Compared to SmallFpImpl
the only difference is an implementation
detail: multiplication and division are achieved using discrete log
tables -- this may be fractionally faster on some processors.
Note that the cost of construction of a SmallFpLogImpl(p)
object for
larger primes may be quite considerable (linear in p), and the resulting
object may occupy quite a lot of space (e.g. probably about 6*p bytes).
A SmallFpLogImpl
object cannot be used as a CoCoA ring
, even though the
implementation is rather reminiscent of a ring implementation class.
ALL OPERATIONS on values must be effected by calling member functions
of the SmallFpLogImpl
class. Here is a brief summary.
SmallFpImpl ModP(p,convention); // create SmallFpImpl object int n; BigInt N; SmallFpImpl::value_t a, b, c; ModP.myModulus(); // value of p (as a long) ModP.myReduceMod(n); // reduce mod p ModP.myAssign(a, b); // a = b; ModP.myAssign(a, n); // a = n%p; (reduce mod p) ModP.myAssign(a, N); // a = N%p; (reduce mod p) ModP.myNegate(a, b); // a = -b; ModP.myAdd(a, b, c); // a = (b+c)%p; ModP.mySub(a, b, c); // a = (b-c)%p; ModP.myMul(a, b, c); // a = (b*c)%p; ModP.myDiv(a, b, c); // a = (b*inv(c))%p; where inv(c) is inverse of c ModP.myPower(a, b, c); // a = (b^c)%p; where ^ means "to the power of" ModP.myIsZeroAddMul(a,b,c) // a = (a+b*c)%p; result is (a==0) ModP.myIsZero(a); // a == 0 ModP.myIsOne(a); // a == 1 ModP.myIsMinusOne(a); // a == -1 ModP.myIsInteger(N, a); // N = a (find a preimage) ModP.myIsEqual(a, b); // a == b
For myExport
the choice between least non-negative and symmetric
residues is determined by the convention specified when constructing
the SmallFpLogImpl
object. This cnvention may be either
GlobalSettings::SymmResidues
or
GlobalSettings::NonNegResidues
.
The only clever bit is the "economical" construction of the log/exp tables in the constructor where we exploit the fact that myRoot to the power (p-1)/2 must be equal to -1.

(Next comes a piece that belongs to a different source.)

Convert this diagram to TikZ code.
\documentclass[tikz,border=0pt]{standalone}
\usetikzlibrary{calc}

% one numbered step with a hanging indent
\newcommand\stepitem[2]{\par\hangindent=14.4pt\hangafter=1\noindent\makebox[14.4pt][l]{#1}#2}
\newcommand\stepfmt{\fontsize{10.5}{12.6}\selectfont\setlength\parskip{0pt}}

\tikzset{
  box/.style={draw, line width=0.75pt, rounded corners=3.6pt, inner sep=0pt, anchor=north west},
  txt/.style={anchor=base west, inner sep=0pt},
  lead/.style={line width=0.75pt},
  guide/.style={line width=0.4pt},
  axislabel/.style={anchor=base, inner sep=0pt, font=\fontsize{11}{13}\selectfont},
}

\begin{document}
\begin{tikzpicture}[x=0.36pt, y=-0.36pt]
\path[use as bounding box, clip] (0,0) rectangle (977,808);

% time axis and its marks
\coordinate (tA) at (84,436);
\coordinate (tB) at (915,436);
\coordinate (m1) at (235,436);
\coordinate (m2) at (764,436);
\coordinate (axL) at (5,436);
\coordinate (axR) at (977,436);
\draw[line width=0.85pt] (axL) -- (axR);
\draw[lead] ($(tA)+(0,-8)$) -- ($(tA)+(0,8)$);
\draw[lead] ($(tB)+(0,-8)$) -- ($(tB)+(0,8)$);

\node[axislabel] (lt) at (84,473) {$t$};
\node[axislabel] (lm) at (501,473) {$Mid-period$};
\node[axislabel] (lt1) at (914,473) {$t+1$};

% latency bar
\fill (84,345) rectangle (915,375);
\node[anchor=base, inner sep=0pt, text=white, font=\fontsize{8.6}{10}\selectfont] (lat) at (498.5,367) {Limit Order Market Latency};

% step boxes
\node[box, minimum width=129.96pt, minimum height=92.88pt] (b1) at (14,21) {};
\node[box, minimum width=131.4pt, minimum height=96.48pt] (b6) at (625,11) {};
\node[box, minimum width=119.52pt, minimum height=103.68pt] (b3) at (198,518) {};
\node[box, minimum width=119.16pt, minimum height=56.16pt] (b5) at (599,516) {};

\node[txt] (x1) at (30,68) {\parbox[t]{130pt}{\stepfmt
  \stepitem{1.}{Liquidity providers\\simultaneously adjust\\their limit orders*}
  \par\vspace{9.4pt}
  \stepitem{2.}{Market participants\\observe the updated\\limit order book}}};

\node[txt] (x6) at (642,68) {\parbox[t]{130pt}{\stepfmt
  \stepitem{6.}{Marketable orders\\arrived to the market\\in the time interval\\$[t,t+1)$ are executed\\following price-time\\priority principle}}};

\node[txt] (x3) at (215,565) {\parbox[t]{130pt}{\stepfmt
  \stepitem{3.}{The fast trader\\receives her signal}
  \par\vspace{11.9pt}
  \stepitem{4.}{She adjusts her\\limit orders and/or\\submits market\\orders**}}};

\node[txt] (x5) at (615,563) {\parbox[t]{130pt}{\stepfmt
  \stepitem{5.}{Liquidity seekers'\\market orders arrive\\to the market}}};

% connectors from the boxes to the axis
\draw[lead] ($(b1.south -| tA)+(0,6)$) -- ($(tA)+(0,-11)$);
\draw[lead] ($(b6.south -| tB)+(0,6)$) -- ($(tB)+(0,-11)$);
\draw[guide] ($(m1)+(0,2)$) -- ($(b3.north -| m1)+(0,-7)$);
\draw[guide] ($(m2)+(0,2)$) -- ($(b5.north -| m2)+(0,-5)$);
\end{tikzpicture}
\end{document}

This implementation uses discrete log/exp tables to effect multiplication and division quickly. Note that the residues themselves (i.e. the values of the ring elements) are held as machine integers whose value is the least non-negative representative of the residue class (i.e. in the range 0 to p-1). In particular, although log tables are used, we do NOT use a "logarithmic representation".

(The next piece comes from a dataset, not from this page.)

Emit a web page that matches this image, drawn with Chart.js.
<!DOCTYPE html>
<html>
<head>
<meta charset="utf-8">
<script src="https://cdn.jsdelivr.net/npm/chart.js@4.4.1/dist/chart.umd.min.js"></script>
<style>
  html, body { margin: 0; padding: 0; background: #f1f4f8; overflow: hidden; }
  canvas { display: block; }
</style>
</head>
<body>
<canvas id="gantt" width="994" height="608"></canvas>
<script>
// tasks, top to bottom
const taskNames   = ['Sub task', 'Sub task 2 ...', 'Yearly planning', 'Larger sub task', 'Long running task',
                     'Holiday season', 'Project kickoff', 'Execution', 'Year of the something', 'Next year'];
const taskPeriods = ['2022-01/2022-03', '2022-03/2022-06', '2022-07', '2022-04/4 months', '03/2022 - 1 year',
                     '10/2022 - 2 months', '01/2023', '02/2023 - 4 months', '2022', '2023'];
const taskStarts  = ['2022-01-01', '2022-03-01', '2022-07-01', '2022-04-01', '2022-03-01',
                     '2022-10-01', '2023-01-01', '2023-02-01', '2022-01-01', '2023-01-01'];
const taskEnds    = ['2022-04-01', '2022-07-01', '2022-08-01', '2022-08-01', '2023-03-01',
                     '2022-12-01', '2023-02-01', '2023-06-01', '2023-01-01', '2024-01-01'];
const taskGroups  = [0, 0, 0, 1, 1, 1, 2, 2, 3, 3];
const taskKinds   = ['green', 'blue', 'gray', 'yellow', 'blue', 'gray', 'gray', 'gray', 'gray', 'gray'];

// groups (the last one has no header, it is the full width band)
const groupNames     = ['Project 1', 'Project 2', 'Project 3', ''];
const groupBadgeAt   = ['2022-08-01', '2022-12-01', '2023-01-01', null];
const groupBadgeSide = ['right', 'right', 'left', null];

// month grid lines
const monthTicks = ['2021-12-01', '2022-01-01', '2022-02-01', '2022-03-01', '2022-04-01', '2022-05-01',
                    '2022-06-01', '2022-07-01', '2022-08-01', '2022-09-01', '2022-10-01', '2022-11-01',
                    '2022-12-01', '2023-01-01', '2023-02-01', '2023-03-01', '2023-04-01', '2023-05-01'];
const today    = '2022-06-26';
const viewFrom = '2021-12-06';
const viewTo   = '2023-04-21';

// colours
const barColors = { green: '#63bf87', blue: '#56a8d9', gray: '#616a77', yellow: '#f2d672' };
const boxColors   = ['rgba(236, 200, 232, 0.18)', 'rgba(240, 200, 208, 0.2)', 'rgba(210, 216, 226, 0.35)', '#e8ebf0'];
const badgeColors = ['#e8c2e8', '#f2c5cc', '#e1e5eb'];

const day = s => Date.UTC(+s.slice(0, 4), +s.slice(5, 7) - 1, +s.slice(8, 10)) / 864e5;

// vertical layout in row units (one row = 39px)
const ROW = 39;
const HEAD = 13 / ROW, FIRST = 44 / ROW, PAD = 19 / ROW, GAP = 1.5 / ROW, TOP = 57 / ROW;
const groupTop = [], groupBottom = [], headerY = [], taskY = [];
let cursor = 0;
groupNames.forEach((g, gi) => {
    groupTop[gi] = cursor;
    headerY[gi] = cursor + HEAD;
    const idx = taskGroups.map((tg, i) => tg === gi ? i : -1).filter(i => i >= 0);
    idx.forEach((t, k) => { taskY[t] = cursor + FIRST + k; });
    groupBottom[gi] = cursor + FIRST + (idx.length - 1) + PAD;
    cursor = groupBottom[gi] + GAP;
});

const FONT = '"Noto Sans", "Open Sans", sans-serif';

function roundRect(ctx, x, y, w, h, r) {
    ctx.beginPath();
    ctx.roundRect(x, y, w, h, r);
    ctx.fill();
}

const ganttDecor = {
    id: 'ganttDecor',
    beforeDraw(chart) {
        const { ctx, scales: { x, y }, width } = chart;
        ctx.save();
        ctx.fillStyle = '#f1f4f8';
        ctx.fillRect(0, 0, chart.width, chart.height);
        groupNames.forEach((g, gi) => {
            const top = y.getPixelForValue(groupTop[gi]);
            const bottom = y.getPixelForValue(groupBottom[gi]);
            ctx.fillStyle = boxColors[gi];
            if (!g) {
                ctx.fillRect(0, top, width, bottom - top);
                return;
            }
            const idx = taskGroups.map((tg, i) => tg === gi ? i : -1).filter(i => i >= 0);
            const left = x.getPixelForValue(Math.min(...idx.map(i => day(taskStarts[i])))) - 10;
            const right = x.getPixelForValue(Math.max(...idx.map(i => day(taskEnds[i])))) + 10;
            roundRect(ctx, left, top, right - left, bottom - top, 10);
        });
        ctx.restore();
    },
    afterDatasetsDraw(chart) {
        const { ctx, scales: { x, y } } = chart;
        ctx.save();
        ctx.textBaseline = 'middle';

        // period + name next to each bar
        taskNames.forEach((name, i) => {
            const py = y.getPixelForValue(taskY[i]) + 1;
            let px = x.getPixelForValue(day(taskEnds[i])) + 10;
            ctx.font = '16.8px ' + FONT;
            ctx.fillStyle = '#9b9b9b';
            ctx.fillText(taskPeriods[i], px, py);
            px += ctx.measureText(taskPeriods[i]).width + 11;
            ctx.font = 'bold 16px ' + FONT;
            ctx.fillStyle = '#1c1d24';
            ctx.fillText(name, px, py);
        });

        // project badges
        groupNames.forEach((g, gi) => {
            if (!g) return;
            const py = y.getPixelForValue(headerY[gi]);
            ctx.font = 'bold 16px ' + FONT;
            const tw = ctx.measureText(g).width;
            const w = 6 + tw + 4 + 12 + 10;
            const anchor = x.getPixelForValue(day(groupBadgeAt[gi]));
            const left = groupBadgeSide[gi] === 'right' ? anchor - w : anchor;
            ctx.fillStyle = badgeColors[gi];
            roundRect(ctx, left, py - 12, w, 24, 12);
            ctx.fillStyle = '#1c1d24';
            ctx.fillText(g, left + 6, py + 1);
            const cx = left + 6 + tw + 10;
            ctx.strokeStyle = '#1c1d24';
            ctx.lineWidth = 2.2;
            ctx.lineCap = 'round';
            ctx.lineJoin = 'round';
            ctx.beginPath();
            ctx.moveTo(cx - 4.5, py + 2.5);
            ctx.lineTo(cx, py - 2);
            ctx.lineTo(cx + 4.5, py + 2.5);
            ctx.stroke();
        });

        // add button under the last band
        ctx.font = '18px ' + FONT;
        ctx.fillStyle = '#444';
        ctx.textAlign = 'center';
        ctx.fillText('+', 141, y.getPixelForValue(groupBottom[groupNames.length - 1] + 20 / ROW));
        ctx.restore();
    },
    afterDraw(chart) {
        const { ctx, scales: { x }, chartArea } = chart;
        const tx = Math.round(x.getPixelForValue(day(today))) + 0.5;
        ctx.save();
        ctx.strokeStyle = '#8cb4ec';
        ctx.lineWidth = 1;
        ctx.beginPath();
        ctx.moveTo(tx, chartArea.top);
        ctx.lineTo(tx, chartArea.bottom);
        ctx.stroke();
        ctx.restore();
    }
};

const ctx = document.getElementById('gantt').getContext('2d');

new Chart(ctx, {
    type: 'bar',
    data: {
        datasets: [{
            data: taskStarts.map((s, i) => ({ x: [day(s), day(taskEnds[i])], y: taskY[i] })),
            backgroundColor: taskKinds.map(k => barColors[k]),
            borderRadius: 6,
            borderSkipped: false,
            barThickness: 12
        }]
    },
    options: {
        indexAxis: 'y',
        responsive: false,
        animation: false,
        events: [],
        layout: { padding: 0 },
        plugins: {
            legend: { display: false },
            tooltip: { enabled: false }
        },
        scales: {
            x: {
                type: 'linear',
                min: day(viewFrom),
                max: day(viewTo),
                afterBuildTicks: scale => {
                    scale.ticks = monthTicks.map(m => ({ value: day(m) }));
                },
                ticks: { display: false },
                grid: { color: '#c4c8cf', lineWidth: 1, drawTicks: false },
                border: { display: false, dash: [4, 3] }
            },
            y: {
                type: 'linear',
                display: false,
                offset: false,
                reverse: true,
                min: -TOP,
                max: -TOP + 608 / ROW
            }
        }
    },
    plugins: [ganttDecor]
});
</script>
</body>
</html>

The choice of C++ vectors for the log/exp tables was dictated by a desire to offer exception safety, especially avoiding memory leakage should an exception occur.
The log/exp tables are stored in C++ vectors: aside from their construction during the RingFpLogImpl constructor, these vectors are never modified, and are used only for table look-up. The C++ vectors are resized in the body of the constructor to avoid large memory requests when overly large characteristics are supplied as argument.
Besides these tables SmallFpLogImpl
also remembers the characteristic in
myModulus
; myRoot
is the primitive root used to generate the log/exp
tables. The two values myShift
and myIterLimit
may be useful for fast
implementations which want to use unnormalized multiplication: myShift
is
the greatest multiple of the characteristic not exceeding half the biggest
value a value_t
can contain, while myIterLimit
is greatest number of
unnormalized products which can be summed without exceeding half the
largest value which fits into a value_t
. The constructor ensures that
myIterLimit
is strictly greater than zero.
As the code currently stands, the modulus must also be small enough that
it can fit into an FpTableElem
(an unsigned short
), and that its square
can fit into a value_t
. Using short
s in the tables gave slightly better
run-time performance in our tests. Furthermore, to permit use of
unnormalized products in some algorithms, twice the square of the
characteristic must fit into a value_t
(i.e. myIterLimit
must be greater
than zero). The constructor for a RingFpLogImpl
checks the size
restrictions on the characteristic.
Note that the log table has a slot with index 0 which is never written to nor read from. The exp table is double size so that multiplication can be achieved more easily: the highest slot which could ever be used is that with index 2p-3 (in division), but the constructor fills two extra slots (as this makes the code simpler/neater).
The only slick part of the implementation is the filling of the tables in the constructor, where some effort is made to avoid doing more reductions modulo p than necessary. Note that the primitive root is always calculated (potentially costly!); there is no memorized global table of primitive roots anywhere.
It is not as fast as I hoped -- perhaps cache effects? There seem to be better ways of calculating quickly: e.g. to compute an inner product it is best simply to compute it without modulus and perform a single reduction at the end (provided overflow cannot occur).